**Set exercise:**
Write the listing below out again exactly, dropping the images.

### Dataset extract ###

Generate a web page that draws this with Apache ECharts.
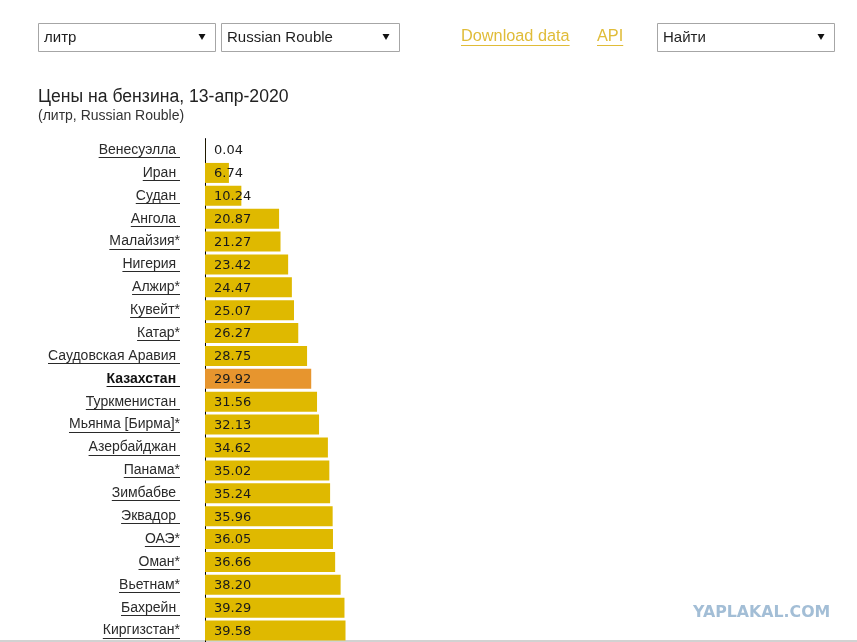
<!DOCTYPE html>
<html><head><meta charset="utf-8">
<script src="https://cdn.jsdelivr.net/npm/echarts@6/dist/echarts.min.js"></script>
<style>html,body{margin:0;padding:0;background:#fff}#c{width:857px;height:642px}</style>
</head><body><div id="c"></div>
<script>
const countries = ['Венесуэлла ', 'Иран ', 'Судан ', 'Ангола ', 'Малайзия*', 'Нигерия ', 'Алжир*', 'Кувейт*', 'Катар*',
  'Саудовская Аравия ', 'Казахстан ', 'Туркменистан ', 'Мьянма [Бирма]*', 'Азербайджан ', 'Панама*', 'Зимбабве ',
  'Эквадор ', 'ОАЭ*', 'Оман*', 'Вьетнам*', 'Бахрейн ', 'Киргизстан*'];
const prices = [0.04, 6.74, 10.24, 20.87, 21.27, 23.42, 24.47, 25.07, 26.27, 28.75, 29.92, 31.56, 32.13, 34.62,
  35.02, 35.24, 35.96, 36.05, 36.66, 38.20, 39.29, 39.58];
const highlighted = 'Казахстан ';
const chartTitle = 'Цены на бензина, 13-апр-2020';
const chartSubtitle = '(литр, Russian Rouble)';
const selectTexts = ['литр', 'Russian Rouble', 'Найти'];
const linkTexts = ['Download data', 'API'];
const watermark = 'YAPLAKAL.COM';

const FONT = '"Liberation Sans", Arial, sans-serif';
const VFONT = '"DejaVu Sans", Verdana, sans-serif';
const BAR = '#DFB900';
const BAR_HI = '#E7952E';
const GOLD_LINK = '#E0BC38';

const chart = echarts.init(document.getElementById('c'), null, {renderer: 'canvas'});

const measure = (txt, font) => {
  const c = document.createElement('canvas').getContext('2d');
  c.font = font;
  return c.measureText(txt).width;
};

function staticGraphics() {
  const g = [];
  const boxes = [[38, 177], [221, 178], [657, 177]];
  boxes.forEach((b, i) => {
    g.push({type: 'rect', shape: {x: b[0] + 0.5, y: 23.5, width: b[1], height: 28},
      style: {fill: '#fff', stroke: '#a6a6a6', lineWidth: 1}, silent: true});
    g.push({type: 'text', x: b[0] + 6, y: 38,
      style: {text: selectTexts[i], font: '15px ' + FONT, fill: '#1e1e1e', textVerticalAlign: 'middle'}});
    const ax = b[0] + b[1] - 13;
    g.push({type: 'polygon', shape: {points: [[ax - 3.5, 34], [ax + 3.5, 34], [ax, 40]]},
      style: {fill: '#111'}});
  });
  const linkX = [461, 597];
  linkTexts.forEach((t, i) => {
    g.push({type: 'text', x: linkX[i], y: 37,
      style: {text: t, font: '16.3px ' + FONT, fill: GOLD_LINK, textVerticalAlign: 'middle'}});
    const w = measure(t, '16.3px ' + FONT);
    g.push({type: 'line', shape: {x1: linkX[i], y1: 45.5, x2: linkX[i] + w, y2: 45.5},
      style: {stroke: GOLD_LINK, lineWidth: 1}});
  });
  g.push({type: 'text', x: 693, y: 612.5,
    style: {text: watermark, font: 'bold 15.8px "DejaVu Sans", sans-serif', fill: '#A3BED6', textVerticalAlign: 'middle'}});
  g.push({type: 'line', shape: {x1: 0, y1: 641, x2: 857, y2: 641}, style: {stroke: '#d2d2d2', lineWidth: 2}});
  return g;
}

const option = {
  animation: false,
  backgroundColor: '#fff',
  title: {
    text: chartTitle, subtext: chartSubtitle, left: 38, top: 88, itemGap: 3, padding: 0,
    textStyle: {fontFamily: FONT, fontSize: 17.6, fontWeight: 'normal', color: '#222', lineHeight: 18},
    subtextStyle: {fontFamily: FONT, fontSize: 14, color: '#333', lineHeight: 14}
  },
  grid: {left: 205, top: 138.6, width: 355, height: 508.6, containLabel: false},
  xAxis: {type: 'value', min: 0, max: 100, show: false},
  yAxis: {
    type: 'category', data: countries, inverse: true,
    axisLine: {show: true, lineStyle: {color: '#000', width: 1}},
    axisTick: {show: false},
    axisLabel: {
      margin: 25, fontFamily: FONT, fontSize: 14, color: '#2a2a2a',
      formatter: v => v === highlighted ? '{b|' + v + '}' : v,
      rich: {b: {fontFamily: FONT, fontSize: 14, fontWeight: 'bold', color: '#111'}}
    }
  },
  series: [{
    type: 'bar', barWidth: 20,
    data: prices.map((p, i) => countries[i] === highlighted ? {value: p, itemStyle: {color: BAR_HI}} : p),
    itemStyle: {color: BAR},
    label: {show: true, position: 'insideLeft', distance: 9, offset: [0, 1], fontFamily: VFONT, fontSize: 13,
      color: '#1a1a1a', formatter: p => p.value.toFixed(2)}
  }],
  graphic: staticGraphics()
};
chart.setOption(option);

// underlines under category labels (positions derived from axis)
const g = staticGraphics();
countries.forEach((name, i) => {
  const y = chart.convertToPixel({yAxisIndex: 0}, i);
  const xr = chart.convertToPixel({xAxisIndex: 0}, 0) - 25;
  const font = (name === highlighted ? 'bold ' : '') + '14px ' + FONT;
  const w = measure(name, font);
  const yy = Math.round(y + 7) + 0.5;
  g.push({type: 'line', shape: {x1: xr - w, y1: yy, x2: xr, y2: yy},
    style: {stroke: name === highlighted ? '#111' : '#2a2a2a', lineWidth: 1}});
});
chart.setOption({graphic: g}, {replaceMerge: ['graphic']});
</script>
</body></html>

###

**Full output:**
Generate a web page that draws this with Apache ECharts.
<!DOCTYPE html>
<html><head><meta charset="utf-8">
<script src="https://cdn.jsdelivr.net/npm/echarts@6/dist/echarts.min.js"></script>
<style>html,body{margin:0;padding:0;background:#fff}#c{width:857px;height:642px}</style>
</head><body><div id="c"></div>
<script>
const countries = ['Венесуэлла ', 'Иран ', 'Судан ', 'Ангола ', 'Малайзия*', 'Нигерия ', 'Алжир*', 'Кувейт*', 'Катар*',
  'Саудовская Аравия ', 'Казахстан ', 'Туркменистан ', 'Мьянма [Бирма]*', 'Азербайджан ', 'Панама*', 'Зимбабве ',
  'Эквадор ', 'ОАЭ*', 'Оман*', 'Вьетнам*', 'Бахрейн ', 'Киргизстан*'];
const prices = [0.04, 6.74, 10.24, 20.87, 21.27, 23.42, 24.47, 25.07, 26.27, 28.75, 29.92, 31.56, 32.13, 34.62,
  35.02, 35.24, 35.96, 36.05, 36.66, 38.20, 39.29, 39.58];
const highlighted = 'Казахстан ';
const chartTitle = 'Цены на бензина, 13-апр-2020';
const chartSubtitle = '(литр, Russian Rouble)';
const selectTexts = ['литр', 'Russian Rouble', 'Найти'];
const linkTexts = ['Download data', 'API'];
const watermark = 'YAPLAKAL.COM';

const FONT = '"Liberation Sans", Arial, sans-serif';
const VFONT = '"DejaVu Sans", Verdana, sans-serif';
const BAR = '#DFB900';
const BAR_HI = '#E7952E';
const GOLD_LINK = '#E0BC38';

const chart = echarts.init(document.getElementById('c'), null, {renderer: 'canvas'});

const measure = (txt, font) => {
  const c = document.createElement('canvas').getContext('2d');
  c.font = font;
  return c.measureText(txt).width;
};

function staticGraphics() {
  const g = [];
  const boxes = [[38, 177], [221, 178], [657, 177]];
  boxes.forEach((b, i) => {
    g.push({type: 'rect', shape: {x: b[0] + 0.5, y: 23.5, width: b[1], height: 28},
      style: {fill: '#fff', stroke: '#a6a6a6', lineWidth: 1}, silent: true});
    g.push({type: 'text', x: b[0] + 6, y: 38,
      style: {text: selectTexts[i], font: '15px ' + FONT, fill: '#1e1e1e', textVerticalAlign: 'middle'}});
    const ax = b[0] + b[1] - 13;
    g.push({type: 'polygon', shape: {points: [[ax - 3.5, 34], [ax + 3.5, 34], [ax, 40]]},
      style: {fill: '#111'}});
  });
  const linkX = [461, 597];
  linkTexts.forEach((t, i) => {
    g.push({type: 'text', x: linkX[i], y: 37,
      style: {text: t, font: '16.3px ' + FONT, fill: GOLD_LINK, textVerticalAlign: 'middle'}});
    const w = measure(t, '16.3px ' + FONT);
    g.push({type: 'line', shape: {x1: linkX[i], y1: 45.5, x2: linkX[i] + w, y2: 45.5},
      style: {stroke: GOLD_LINK, lineWidth: 1}});
  });
  g.push({type: 'text', x: 693, y: 612.5,
    style: {text: watermark, font: 'bold 15.8px "DejaVu Sans", sans-serif', fill: '#A3BED6', textVerticalAlign: 'middle'}});
  g.push({type: 'line', shape: {x1: 0, y1: 641, x2: 857, y2: 641}, style: {stroke: '#d2d2d2', lineWidth: 2}});
  return g;
}

const option = {
  animation: false,
  backgroundColor: '#fff',
  title: {
    text: chartTitle, subtext: chartSubtitle, left: 38, top: 88, itemGap: 3, padding: 0,
    textStyle: {fontFamily: FONT, fontSize: 17.6, fontWeight: 'normal', color: '#222', lineHeight: 18},
    subtextStyle: {fontFamily: FONT, fontSize: 14, color: '#333', lineHeight: 14}
  },
  grid: {left: 205, top: 138.6, width: 355, height: 508.6, containLabel: false},
  xAxis: {type: 'value', min: 0, max: 100, show: false},
  yAxis: {
    type: 'category', data: countries, inverse: true,
    axisLine: {show: true, lineStyle: {color: '#000', width: 1}},
    axisTick: {show: false},
    axisLabel: {
      margin: 25, fontFamily: FONT, fontSize: 14, color: '#2a2a2a',
      formatter: v => v === highlighted ? '{b|' + v + '}' : v,
      rich: {b: {fontFamily: FONT, fontSize: 14, fontWeight: 'bold', color: '#111'}}
    }
  },
  series: [{
    type: 'bar', barWidth: 20,
    data: prices.map((p, i) => countries[i] === highlighted ? {value: p, itemStyle: {color: BAR_HI}} : p),
    itemStyle: {color: BAR},
    label: {show: true, position: 'insideLeft', distance: 9, offset: [0, 1], fontFamily: VFONT, fontSize: 13,
      color: '#1a1a1a', formatter: p => p.value.toFixed(2)}
  }],
  graphic: staticGraphics()
};
chart.setOption(option);

// underlines under category labels (positions derived from axis)
const g = staticGraphics();
countries.forEach((name, i) => {
  const y = chart.convertToPixel({yAxisIndex: 0}, i);
  const xr = chart.convertToPixel({xAxisIndex: 0}, 0) - 25;
  const font = (name === highlighted ? 'bold ' : '') + '14px ' + FONT;
  const w = measure(name, font);
  const yy = Math.round(y + 7) + 0.5;
  g.push({type: 'line', shape: {x1: xr - w, y1: yy, x2: xr, y2: yy},
    style: {stroke: name === highlighted ? '#111' : '#2a2a2a', lineWidth: 1}});
});
chart.setOption({graphic: g}, {replaceMerge: ['graphic']});
</script>
</body></html>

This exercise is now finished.